A dark, painful, yet beautiful story. What a father most wants is for his children to be better and what a son most wants is to earn his father's respect--he already knows he has his love, but when a son earns his father's respect, that's when he knows he's a man.
I'm glad to know you feel like I captured that. I definitely feel like that foundation of love is important: that's what I think gives any child, whether they are a son or daughter, the confidence and the inspiration to go that extra mile and to know that even if it DOES go wrong, even when they do fail, they can start over again without fearing they're cut off forever.
Berat will tell you he had a terrible moment of weakness and made an awful choice, one that he regrets down to the very depths of his soul. The Cardassian mindset, furthermore, does not really make allowances for actions taken under duress: what you do even in such extreme situations, they believe, speaks to something in you and therefore is not to be cut (much) slack. That's how he sees what he did...yes, he was tortured, yes, he was being coerced, but in the end he made that decision.

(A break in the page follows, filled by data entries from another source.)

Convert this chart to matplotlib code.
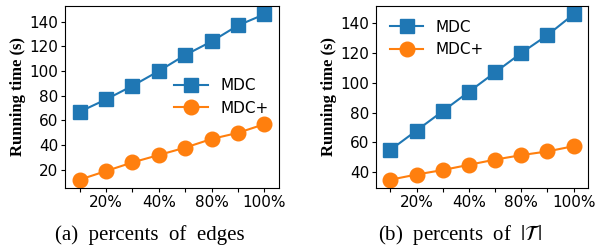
import matplotlib
matplotlib.use("Agg")
import matplotlib.pyplot as plt

# x positions (8 sample points), labels on every second point
positions = [1, 2, 3, 4, 5, 6, 7, 8]
tick_labels = ["", "20%", "", "40%", "", "80%", "", "100%"]

# (a) percents of edges
edges_mdc = [67, 77, 88, 100, 113, 124, 137, 146]
edges_mdcp = [12, 19, 26, 32, 38, 45, 50, 57]

# (b) percents of |T|
t_mdc = [55, 68, 81, 94, 107, 120, 132, 146]
t_mdcp = [35, 38.5, 41.5, 45, 48.5, 51.5, 54, 57.5]

plt.rcParams["mathtext.fontset"] = "stix"
SERIF = ["Liberation Serif", "DejaVu Serif"]

fig = plt.figure(figsize=(6.07, 2.48), dpi=100)
ax1 = fig.add_axes([65 / 607, 1 - 188 / 248, 214 / 607, 182 / 248])
ax2 = fig.add_axes([376 / 607, 1 - 188 / 248, 212 / 607, 182 / 248])

panels = [
    (ax1, edges_mdc, edges_mdcp, range(20, 141, 20), "center right", (1.0, 0.5),
     "(a)  percents  of  edges", 150),
    (ax2, t_mdc, t_mdcp, range(40, 141, 20), "upper left", None,
     r"(b)  percents  of  $|\mathcal{T}\,|$", 460),
]

for ax, mdc, mdcp, yticks, loc, anchor, caption, cx in panels:
    ax.plot(positions, mdc, marker="s", markersize=10.5, linewidth=1.5,
            color="#1f77b4", label="MDC")
    ax.plot(positions, mdcp, marker="o", markersize=10.5, linewidth=1.5,
            color="#ff7f0e", label="MDC+")
    ax.set_xlim(0.45, 8.55)
    ax.set_xticks(positions)
    ax.set_xticklabels(tick_labels)
    ax.set_yticks(list(yticks))
    ax.tick_params(labelsize=11, length=3, pad=2)
    ax.set_ylabel("Running time (s)", family=SERIF, fontweight="bold", fontsize=12, labelpad=2)
    if anchor is not None:
        ax.legend(loc=loc, bbox_to_anchor=anchor, frameon=False, fontsize=11,
                  handlelength=2.2, borderaxespad=0.3)
    else:
        ax.legend(loc=loc, frameon=False, fontsize=11, handlelength=2.2)
    fig.text(cx / 607, 1 - 240 / 248, caption, ha="center", va="baseline",
             family=SERIF, fontsize=15)

fig.savefig("out.png", dpi=100)
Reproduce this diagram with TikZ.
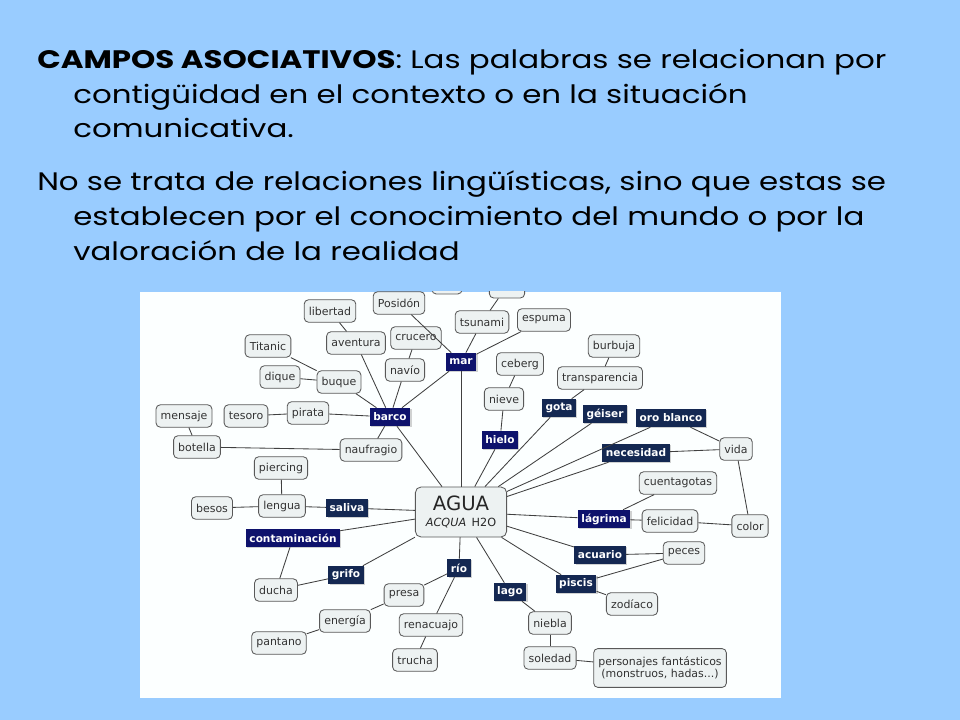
\documentclass[tikz,border=0pt]{standalone}
\usepackage{fontspec}
\setmainfont{Poppins}[FakeStretch=1.22]
\newfontfamily\mapfont{DejaVu Sans}
\usetikzlibrary{shadows}

\definecolor{slideblue}{RGB}{153,204,255}
\definecolor{mapwhite}{RGB}{252,255,255}
\definecolor{boxfill}{RGB}{237,242,242}
\definecolor{deepblue}{RGB}{14,18,108}
\definecolor{navyblue}{RGB}{20,40,82}

\begin{document}
\begin{tikzpicture}[x=0.025cm,y=-0.025cm,
        text line/.style={anchor=base west,inner sep=0pt,font=\fontsize{18}{21}\selectfont},
        term node/.style={draw=black!65,fill=boxfill,rounded corners=3pt,line width=0.6pt,
            font=\mapfont\fontsize{7.8}{9}\selectfont,text=black!80,inner xsep=3.3pt,
            minimum height=0.56cm},
        link node/.style={fill=navyblue,text=white,font=\mapfont\bfseries\fontsize{7.5}{8}\selectfont,
            inner xsep=2.5pt,inner ysep=0pt,minimum height=0.45cm,
            drop shadow={opacity=0.35,shadow xshift=1pt,shadow yshift=-1pt}},
        core node/.style={draw=black!65,fill=boxfill,rounded corners=4pt,line width=0.6pt,
            align=center,minimum width=2.28cm,minimum height=1.25cm,text=black!85},
        connector/.style={draw=black!75,line width=0.6pt}]
    \useasboundingbox (0,0) rectangle (960,720);
    \fill[slideblue] (0,0) rectangle (960,720);

    % texto de la diapositiva
    \node[text line] (t1) at (37,69) {\textbf{CAMPOS ASOCIATIVOS}: Las palabras se relacionan por};
    \node[text line] (t2) at (73,104) {contigüidad en el contexto o en la situación};
    \node[text line] (t3) at (73,138) {comunicativa.};
    \node[text line] (t4) at (37,191) {No se trata de relaciones lingüísticas, sino que estas se};
    \node[text line] (t5) at (73,226) {establecen por el conocimiento del mundo o por la};
    \node[text line] (t6) at (73,261) {valoración de la realidad};

    % mapa
    \fill[mapwhite] (140,292) rectangle (781,698);
    \begin{scope}
    \clip (140,292) rectangle (781,698);
    \node[term node,minimum width=0.75cm,minimum height=0.6cm] (cutA) at (447,282) {};
    \node[term node,minimum width=0.88cm,minimum height=0.6cm] (cutB) at (507,286) {};

    \node[core node] (agua) at (461,512) {{\mapfont\fontsize{14}{15}\selectfont AGUA}\\[-1pt]
        {\mapfont\fontsize{8}{9}\selectfont\textit{ACQUA}\, H2O}};

    \node[term node] (libertad) at (330,311) {libertad};
    \node[term node] (posidon) at (399,303) {Posidón};
    \node[term node] (titanic) at (268,346) {Titanic};
    \node[term node] (aventura) at (356,343) {aventura};
    \node[term node] (crucero) at (416,338) {crucero};
    \node[term node] (dique) at (280,377) {dique};
    \node[term node] (buque) at (339,382) {buque};
    \node[term node] (navio) at (405,370) {navío};
    \node[link node,fill=deepblue] (mar) at (461,362) {mar};
    \node[term node] (tsunami) at (482,322) {tsunami};
    \node[term node] (espuma) at (544,320) {espuma};
    \node[term node] (mensaje) at (184,416) {mensaje};
    \node[term node] (tesoro) at (246,416) {tesoro};
    \node[term node] (pirata) at (308,413) {pirata};
    \node[link node,fill=deepblue] (barco) at (390,417) {barco};
    \node[term node] (botella) at (197,447) {botella};
    \node[term node] (naufragio) at (371,450) {naufragio};

    \node[term node] (burbuja) at (614,346) {burbuja};
    \node[term node] (ceberg) at (520,364) {ceberg};
    \node[term node] (transparencia) at (600,378) {transparencia};
    \node[term node] (nieve) at (504,399) {nieve};
    \node[link node] (gota) at (559,408) {gota};
    \node[link node] (geiser) at (605,414) {géiser};
    \node[link node] (oroblanco) at (671,418) {oro blanco};
    \node[link node,fill=deepblue] (hielo) at (500,440) {hielo};
    \node[term node] (vida) at (736,449) {vida};
    \node[link node] (necesidad) at (636,453) {necesidad};

    \node[term node] (piercing) at (281,468) {piercing};
    \node[term node] (besos) at (212,508) {besos};
    \node[term node] (lengua) at (282,506) {lengua};
    \node[link node] (saliva) at (347,508) {saliva};
    \node[link node,fill=deepblue] (contaminacion) at (293,538) {contaminación};
    \node[link node] (grifo) at (346,575) {grifo};
    \node[link node] (rio) at (459,568) {río};
    \node[term node] (ducha) at (276,590) {ducha};
    \node[term node] (presa) at (404,595) {presa};
    \node[term node] (energia) at (345,621) {energía};
    \node[term node] (renacuajo) at (431,625) {renacuajo};
    \node[term node] (pantano) at (279,643) {pantano};
    \node[term node] (trucha) at (415,660) {trucha};

    \node[term node] (cuentagotas) at (678,483) {cuentagotas};
    \node[link node,fill=deepblue] (lagrima) at (604,519) {lágrima};
    \node[term node] (felicidad) at (670,521) {felicidad};
    \node[term node] (color) at (750,526) {color};
    \node[term node] (peces) at (684,553) {peces};
    \node[link node] (acuario) at (600,555) {acuario};
    \node[link node] (piscis) at (576,584) {piscis};
    \node[link node] (lago) at (510,592) {lago};
    \node[term node] (zodiaco) at (632,604) {zodíaco};
    \node[term node] (niebla) at (550,623) {niebla};
    \node[term node] (soledad) at (550,658) {soledad};
    \node[term node,align=center,minimum height=0.97cm] (personajes) at (660,668)
        {personajes fantásticos\\(monstruos, hadas...)};

    \path[connector]
        (libertad) edge (aventura)
        (aventura) edge (barco)
        (titanic) edge (buque)
        (dique) edge (buque)
        (buque) edge (barco)
        (crucero) edge (navio)
        (navio) edge (barco)
        (mar) edge (barco)
        (posidon) edge (mar)
        (tsunami) edge (mar)
        (tsunami) edge (cutB)
        (espuma) edge (mar)
        (mar) edge (agua)
        (mensaje) edge (botella)
        (tesoro) edge (pirata)
        (pirata) edge (barco)
        (botella) edge (naufragio)
        (naufragio) edge (barco)
        (barco) edge (agua)
        (ceberg) edge (nieve)
        (nieve) edge (hielo)
        (hielo) edge (agua)
        (burbuja) edge (transparencia)
        (transparencia) edge (gota)
        (gota) edge (agua)
        (geiser) edge (agua)
        (oroblanco) edge (agua)
        (oroblanco) edge (vida)
        (necesidad) edge (vida)
        (necesidad) edge (agua)
        (vida) edge (color)
        (piercing) edge (lengua)
        (besos) edge (lengua)
        (lengua) edge (saliva)
        (saliva) edge (agua)
        (contaminacion) edge (agua)
        (contaminacion) edge (ducha)
        (ducha) edge (grifo)
        (grifo) edge (agua)
        (rio) edge (agua)
        (rio) edge (presa)
        (presa) edge (energia)
        (energia) edge (pantano)
        (rio) edge (renacuajo)
        (renacuajo) edge (trucha)
        (lago) edge (agua)
        (lago) edge (niebla)
        (niebla) edge (soledad)
        (soledad) edge (personajes)
        (lagrima) edge (agua)
        (lagrima) edge (cuentagotas)
        (lagrima) edge (felicidad)
        (felicidad) edge (color)
        (acuario) edge (agua)
        (acuario) edge (peces)
        (piscis) edge (agua)
        (piscis) edge (peces)
        (piscis) edge (zodiaco);
    \end{scope}
\end{tikzpicture}
\end{document}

He destroyed respect, he destroyed trust with that act (certainly, if his father had survived somehow, these would have been very possible consequences)...but in the end, when we've lost all of that, sometimes that love is all we have left to fall back on. And if that's NOT there anymore--that's
when we're truly and irrevocably lost. I think there's a reason that in our own culture, the story of the Prodigal Son has continued to strike so much of a chord.
In a way, that's what Berat is right now: the Prodigal Son returning home. He frakked up BIG time...and yet I think he's fortunate to know that there IS that foundation to rebuild even when as far as he's concerned, just about everything else he ever had was either taken away from him, or destroyed by his own hand.